Siergiej Szojgu miał przelecieć nad terytorium Rzeczpospolitej wracając z wizyty na Słowacji. Samolot zawrócił i wylądował w Bratysławie. Incydent potwierdził słowacki minister spraw wewnętrznych.
Samolot nie otrzymał zgody również na przelot nad Ukrainą.
O zdarzeniu poinformowała agencja Ria Novosti, która z kolei otrzymała wiadomość od jednego z członków załogi samolotu.
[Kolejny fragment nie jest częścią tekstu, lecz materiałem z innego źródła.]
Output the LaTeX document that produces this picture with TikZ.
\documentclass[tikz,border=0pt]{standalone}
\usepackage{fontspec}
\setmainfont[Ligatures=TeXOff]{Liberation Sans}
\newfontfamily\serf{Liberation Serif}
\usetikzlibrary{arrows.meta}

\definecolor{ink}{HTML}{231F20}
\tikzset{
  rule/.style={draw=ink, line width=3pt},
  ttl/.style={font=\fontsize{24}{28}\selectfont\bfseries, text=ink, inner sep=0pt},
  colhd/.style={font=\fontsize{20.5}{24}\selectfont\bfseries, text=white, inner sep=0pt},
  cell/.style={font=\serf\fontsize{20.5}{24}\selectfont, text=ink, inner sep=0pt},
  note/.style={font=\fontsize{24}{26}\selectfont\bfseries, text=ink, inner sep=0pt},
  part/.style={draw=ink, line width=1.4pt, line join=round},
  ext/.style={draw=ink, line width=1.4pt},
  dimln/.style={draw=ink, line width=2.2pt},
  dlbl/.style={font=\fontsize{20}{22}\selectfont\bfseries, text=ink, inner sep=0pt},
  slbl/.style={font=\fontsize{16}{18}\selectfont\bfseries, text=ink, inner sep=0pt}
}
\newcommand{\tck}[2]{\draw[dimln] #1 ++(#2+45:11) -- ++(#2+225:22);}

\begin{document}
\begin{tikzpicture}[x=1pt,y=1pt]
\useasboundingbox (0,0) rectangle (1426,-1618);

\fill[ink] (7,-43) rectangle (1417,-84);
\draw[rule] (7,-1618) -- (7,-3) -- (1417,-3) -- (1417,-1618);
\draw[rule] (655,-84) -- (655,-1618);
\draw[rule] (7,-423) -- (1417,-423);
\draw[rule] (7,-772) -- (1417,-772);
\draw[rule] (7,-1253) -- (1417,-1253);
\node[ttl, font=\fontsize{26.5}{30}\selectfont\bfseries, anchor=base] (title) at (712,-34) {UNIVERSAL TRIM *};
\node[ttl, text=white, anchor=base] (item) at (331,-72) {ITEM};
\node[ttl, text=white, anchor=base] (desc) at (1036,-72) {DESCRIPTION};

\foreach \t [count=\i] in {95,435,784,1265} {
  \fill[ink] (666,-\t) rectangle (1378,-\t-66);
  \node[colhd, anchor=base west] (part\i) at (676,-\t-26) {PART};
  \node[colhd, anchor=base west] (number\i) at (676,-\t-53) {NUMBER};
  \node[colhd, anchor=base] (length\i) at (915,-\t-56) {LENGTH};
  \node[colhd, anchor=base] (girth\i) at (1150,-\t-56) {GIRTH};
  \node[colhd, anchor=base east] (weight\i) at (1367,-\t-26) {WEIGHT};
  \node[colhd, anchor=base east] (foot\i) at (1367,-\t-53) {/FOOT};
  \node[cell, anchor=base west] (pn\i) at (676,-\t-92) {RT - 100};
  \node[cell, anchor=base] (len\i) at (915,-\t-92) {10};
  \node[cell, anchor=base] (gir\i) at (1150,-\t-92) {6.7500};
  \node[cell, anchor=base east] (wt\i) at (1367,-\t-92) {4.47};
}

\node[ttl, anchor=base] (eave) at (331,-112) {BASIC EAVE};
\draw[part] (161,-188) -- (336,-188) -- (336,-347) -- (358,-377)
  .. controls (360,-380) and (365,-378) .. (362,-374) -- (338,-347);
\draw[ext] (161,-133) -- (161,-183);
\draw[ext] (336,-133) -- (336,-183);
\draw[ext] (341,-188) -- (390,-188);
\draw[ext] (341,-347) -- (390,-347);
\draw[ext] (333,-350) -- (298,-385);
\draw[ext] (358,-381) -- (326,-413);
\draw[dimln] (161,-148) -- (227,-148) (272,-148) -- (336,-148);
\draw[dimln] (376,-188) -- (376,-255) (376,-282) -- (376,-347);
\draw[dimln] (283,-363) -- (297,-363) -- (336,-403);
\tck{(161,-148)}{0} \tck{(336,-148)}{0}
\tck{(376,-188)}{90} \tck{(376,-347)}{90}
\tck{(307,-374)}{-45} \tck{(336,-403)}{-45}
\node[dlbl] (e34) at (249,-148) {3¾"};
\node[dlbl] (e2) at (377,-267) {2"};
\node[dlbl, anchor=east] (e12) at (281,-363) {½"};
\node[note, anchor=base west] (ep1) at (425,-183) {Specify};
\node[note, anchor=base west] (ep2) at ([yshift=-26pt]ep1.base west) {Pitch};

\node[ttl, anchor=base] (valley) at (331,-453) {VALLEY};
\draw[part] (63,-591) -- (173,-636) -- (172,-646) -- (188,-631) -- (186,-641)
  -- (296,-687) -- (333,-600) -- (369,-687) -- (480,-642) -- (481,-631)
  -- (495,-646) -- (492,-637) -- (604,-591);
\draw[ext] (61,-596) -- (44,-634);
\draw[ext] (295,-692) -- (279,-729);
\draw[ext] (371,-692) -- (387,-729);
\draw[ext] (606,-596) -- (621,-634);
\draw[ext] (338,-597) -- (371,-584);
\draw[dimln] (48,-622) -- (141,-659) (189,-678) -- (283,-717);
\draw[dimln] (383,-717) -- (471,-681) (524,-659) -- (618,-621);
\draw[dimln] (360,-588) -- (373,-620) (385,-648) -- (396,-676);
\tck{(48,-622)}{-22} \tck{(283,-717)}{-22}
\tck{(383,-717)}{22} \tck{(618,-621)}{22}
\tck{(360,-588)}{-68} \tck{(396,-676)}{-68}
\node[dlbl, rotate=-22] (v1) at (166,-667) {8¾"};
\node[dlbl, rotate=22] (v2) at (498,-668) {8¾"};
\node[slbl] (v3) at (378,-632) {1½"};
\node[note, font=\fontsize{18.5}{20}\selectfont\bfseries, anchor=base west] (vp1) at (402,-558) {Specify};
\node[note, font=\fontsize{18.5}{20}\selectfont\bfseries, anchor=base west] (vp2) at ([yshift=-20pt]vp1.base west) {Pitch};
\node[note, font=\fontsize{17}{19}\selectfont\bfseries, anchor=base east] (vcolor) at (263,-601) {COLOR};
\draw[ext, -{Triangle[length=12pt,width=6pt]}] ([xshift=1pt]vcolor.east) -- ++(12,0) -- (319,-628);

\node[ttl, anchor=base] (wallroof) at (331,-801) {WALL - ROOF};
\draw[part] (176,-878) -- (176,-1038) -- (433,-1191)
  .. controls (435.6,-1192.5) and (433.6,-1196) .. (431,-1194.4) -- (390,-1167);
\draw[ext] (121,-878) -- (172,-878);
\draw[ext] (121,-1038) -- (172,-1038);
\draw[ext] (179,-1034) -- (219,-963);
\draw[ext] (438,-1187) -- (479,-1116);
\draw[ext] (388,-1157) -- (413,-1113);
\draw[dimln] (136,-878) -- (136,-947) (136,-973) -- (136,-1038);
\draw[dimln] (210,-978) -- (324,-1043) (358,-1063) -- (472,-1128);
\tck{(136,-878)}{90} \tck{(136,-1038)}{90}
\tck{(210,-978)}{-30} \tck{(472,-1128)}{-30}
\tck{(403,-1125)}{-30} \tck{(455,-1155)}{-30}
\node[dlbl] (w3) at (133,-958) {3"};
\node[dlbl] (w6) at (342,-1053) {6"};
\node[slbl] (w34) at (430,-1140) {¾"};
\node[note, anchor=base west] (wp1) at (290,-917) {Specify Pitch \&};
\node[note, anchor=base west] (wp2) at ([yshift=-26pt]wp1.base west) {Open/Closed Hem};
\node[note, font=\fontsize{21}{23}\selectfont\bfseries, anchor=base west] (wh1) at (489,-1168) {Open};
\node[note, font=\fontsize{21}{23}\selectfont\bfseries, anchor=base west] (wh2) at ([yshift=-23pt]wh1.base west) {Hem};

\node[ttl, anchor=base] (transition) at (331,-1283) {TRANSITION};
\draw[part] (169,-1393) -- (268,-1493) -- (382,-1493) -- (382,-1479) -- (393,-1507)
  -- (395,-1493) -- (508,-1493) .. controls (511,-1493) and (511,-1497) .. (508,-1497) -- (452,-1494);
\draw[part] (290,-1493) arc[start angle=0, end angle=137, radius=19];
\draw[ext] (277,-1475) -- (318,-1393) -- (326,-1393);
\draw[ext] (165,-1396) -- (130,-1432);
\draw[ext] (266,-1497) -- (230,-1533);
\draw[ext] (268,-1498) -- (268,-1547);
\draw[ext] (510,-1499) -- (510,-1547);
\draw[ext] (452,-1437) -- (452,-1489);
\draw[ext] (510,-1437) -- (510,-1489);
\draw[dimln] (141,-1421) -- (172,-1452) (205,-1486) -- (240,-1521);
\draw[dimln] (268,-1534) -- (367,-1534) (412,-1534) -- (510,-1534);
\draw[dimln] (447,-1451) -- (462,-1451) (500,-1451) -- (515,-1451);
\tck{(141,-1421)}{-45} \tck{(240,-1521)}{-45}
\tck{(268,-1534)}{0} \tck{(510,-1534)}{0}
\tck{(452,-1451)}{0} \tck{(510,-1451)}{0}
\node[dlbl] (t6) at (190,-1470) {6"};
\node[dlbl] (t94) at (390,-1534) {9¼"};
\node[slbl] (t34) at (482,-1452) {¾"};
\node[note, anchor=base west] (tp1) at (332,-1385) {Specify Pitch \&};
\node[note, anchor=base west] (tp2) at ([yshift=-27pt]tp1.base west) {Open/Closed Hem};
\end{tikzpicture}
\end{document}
Według niego tuż po starcie z lotniska w Bańskiej Bystrzycy załoga została poinformowana przez naziemne służby z Polski, że Rzeczpospolita nie udostępnia przestrzeni powietrznej samolotowi z Siergiejem Szojgu na pokładzie.
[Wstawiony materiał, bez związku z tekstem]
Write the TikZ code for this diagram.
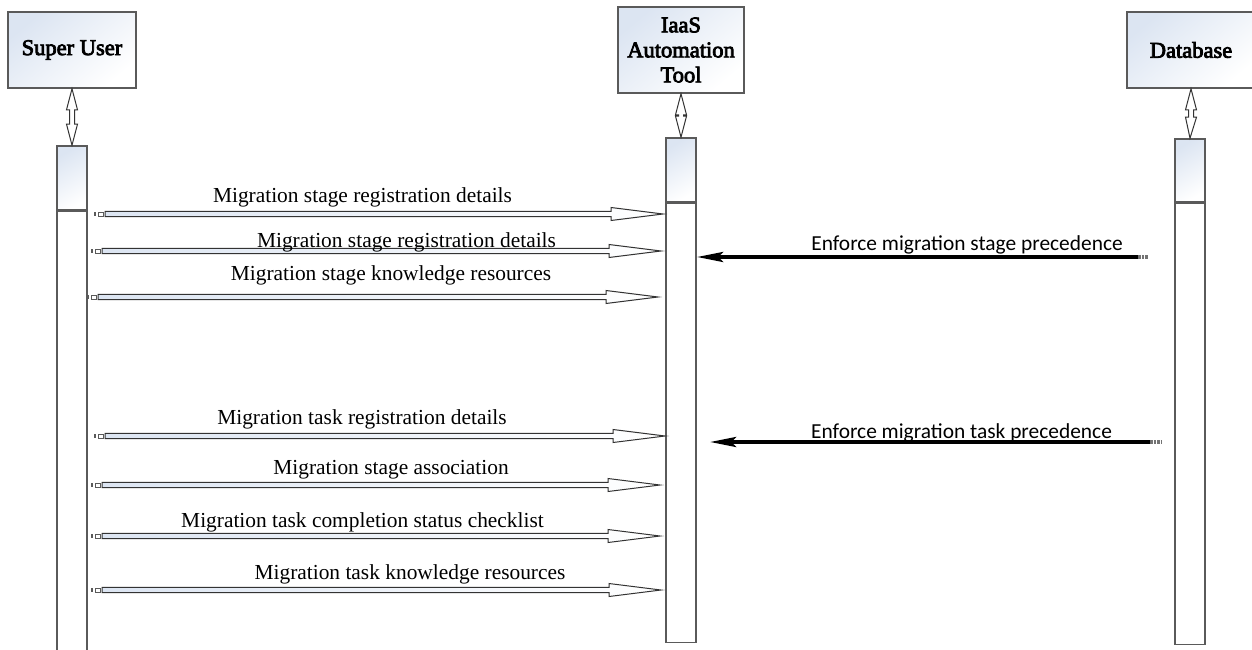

Odmowa tłumaczona jest tym, że strona rosyjska zgłosiła lot tupolewa jako przelot wojskowy, powołując się na zgodę cywilną. Rzecznik dowództwa operacyjnego oświadczył, że incydent jest najprawdopodobniej spowodowany błędem pilota.
Zgoda na przelot po zmianie statusu
Rzecznik prasowy Polskiej Agencji Żeglugi Powietrznej Paweł Paluch poinformował, że po zmianie statusu lotu z wojskowego na cywilny samolot Tu-154 otrzymał zgodę na przelot nad terytorium Rzeczpospolitej.